**Job:** Reproduce exactly the lines from the line with "Write the matplotlib code for this chart." through the line with "0.0157, 0.0196, 0.0270]", both included, and no other lines.

**Data supplied:**

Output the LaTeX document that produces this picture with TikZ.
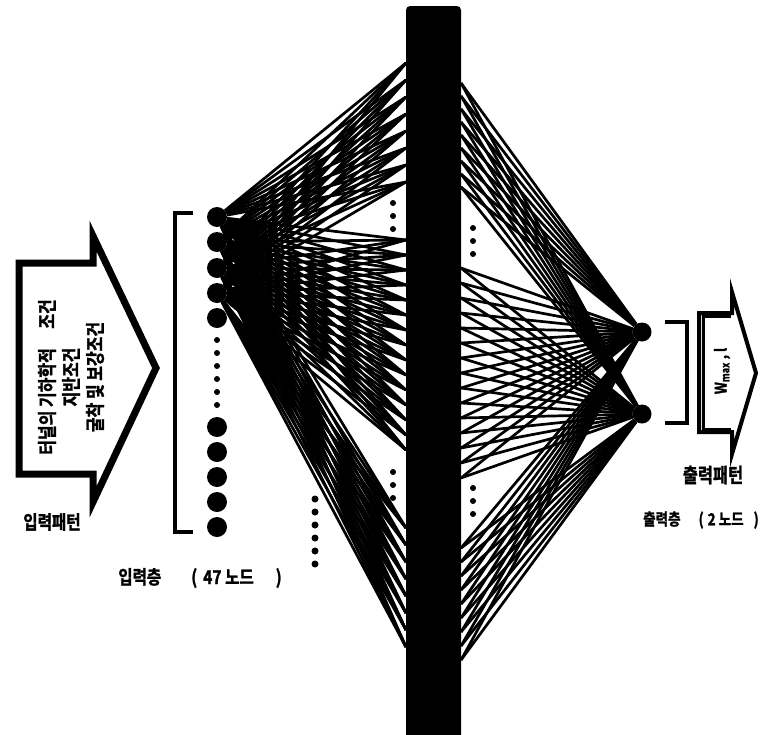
* * *
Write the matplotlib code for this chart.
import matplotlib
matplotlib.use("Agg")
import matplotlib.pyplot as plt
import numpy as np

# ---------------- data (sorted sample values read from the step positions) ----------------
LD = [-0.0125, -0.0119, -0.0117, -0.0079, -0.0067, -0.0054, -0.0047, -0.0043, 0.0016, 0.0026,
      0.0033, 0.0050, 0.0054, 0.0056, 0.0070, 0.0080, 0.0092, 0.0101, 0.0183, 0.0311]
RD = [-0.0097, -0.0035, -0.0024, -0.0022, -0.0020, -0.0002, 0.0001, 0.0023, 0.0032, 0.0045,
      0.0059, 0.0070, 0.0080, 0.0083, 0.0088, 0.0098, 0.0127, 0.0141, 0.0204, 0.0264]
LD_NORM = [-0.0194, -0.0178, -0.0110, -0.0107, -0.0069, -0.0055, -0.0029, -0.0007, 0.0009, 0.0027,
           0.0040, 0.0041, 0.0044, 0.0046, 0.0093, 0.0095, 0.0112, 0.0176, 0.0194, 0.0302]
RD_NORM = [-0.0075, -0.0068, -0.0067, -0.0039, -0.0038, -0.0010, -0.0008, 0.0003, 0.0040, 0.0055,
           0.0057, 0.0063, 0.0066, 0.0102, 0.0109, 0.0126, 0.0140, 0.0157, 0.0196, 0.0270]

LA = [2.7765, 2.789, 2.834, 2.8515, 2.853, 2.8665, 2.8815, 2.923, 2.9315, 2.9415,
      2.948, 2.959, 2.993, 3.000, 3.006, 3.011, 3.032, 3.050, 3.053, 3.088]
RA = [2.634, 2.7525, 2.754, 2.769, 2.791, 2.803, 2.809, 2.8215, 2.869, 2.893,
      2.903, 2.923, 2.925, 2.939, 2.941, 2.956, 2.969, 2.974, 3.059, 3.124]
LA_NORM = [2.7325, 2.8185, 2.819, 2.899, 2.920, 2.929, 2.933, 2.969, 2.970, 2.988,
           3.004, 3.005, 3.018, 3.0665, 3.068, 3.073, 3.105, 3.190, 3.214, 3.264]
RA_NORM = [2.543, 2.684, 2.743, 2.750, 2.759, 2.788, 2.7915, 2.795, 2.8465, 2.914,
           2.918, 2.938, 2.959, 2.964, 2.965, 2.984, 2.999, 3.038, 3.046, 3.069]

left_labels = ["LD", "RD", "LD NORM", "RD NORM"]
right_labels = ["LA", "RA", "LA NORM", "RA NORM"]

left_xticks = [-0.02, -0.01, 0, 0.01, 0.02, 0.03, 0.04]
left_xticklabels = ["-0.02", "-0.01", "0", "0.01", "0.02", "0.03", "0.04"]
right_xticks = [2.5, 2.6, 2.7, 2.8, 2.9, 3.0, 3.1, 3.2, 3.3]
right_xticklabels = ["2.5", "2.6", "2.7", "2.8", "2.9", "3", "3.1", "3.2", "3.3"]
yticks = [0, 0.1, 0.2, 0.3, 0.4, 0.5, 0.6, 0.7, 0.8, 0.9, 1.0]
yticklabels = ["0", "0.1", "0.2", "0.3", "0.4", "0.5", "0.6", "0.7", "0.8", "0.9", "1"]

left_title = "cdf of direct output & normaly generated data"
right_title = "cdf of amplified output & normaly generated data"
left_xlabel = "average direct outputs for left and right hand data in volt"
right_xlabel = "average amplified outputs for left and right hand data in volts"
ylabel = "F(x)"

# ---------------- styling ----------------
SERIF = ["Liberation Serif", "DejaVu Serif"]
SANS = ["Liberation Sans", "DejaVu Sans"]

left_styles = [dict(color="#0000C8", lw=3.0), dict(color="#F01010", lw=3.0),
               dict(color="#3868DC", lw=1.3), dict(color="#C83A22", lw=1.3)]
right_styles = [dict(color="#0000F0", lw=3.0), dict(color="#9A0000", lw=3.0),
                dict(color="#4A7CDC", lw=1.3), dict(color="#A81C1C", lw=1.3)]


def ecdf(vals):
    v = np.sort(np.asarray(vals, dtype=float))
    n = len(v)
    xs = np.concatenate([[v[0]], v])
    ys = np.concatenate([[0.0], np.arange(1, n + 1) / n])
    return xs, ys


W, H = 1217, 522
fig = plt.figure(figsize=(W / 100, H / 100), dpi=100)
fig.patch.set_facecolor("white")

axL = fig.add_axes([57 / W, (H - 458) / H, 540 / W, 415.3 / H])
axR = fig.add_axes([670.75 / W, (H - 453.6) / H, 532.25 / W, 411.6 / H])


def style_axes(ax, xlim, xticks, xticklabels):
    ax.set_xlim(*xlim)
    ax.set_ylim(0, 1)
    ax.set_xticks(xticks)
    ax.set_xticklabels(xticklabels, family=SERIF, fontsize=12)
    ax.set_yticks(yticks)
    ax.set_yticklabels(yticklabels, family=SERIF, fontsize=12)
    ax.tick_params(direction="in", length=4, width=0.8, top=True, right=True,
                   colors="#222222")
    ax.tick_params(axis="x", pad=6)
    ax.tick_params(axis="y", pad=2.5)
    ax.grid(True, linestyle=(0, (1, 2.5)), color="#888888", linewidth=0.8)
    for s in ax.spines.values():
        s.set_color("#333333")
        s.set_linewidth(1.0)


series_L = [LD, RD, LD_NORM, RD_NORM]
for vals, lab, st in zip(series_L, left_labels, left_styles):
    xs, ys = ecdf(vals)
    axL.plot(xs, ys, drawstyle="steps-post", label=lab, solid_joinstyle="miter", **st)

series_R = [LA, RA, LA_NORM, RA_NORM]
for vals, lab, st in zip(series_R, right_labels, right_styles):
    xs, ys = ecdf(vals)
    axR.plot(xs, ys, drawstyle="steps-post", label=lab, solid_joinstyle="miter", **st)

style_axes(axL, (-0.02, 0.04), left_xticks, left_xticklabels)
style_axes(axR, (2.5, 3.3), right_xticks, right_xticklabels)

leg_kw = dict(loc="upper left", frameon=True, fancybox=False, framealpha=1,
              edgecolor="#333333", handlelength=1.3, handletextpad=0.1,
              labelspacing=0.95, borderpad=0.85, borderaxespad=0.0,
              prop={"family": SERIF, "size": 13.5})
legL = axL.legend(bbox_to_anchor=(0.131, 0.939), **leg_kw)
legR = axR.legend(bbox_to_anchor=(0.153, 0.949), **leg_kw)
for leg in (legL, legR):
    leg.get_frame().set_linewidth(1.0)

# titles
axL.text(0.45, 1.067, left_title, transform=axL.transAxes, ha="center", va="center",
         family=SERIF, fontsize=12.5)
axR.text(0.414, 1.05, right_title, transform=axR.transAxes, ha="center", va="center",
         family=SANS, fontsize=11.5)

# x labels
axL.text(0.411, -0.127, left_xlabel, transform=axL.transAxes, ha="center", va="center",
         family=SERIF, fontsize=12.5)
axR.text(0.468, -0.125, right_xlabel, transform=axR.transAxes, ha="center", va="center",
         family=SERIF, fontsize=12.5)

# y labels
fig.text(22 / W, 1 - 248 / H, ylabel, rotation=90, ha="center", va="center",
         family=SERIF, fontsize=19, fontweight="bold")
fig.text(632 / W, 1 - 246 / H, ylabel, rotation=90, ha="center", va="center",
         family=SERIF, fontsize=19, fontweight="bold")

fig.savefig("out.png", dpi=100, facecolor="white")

**Answer to this exercise:**
Write the matplotlib code for this chart.
import matplotlib
matplotlib.use("Agg")
import matplotlib.pyplot as plt
import numpy as np

# ---------------- data (sorted sample values read from the step positions) ----------------
LD = [-0.0125, -0.0119, -0.0117, -0.0079, -0.0067, -0.0054, -0.0047, -0.0043, 0.0016, 0.0026,
      0.0033, 0.0050, 0.0054, 0.0056, 0.0070, 0.0080, 0.0092, 0.0101, 0.0183, 0.0311]
RD = [-0.0097, -0.0035, -0.0024, -0.0022, -0.0020, -0.0002, 0.0001, 0.0023, 0.0032, 0.0045,
      0.0059, 0.0070, 0.0080, 0.0083, 0.0088, 0.0098, 0.0127, 0.0141, 0.0204, 0.0264]
LD_NORM = [-0.0194, -0.0178, -0.0110, -0.0107, -0.0069, -0.0055, -0.0029, -0.0007, 0.0009, 0.0027,
           0.0040, 0.0041, 0.0044, 0.0046, 0.0093, 0.0095, 0.0112, 0.0176, 0.0194, 0.0302]
RD_NORM = [-0.0075, -0.0068, -0.0067, -0.0039, -0.0038, -0.0010, -0.0008, 0.0003, 0.0040, 0.0055,
           0.0057, 0.0063, 0.0066, 0.0102, 0.0109, 0.0126, 0.0140, 0.0157, 0.0196, 0.0270]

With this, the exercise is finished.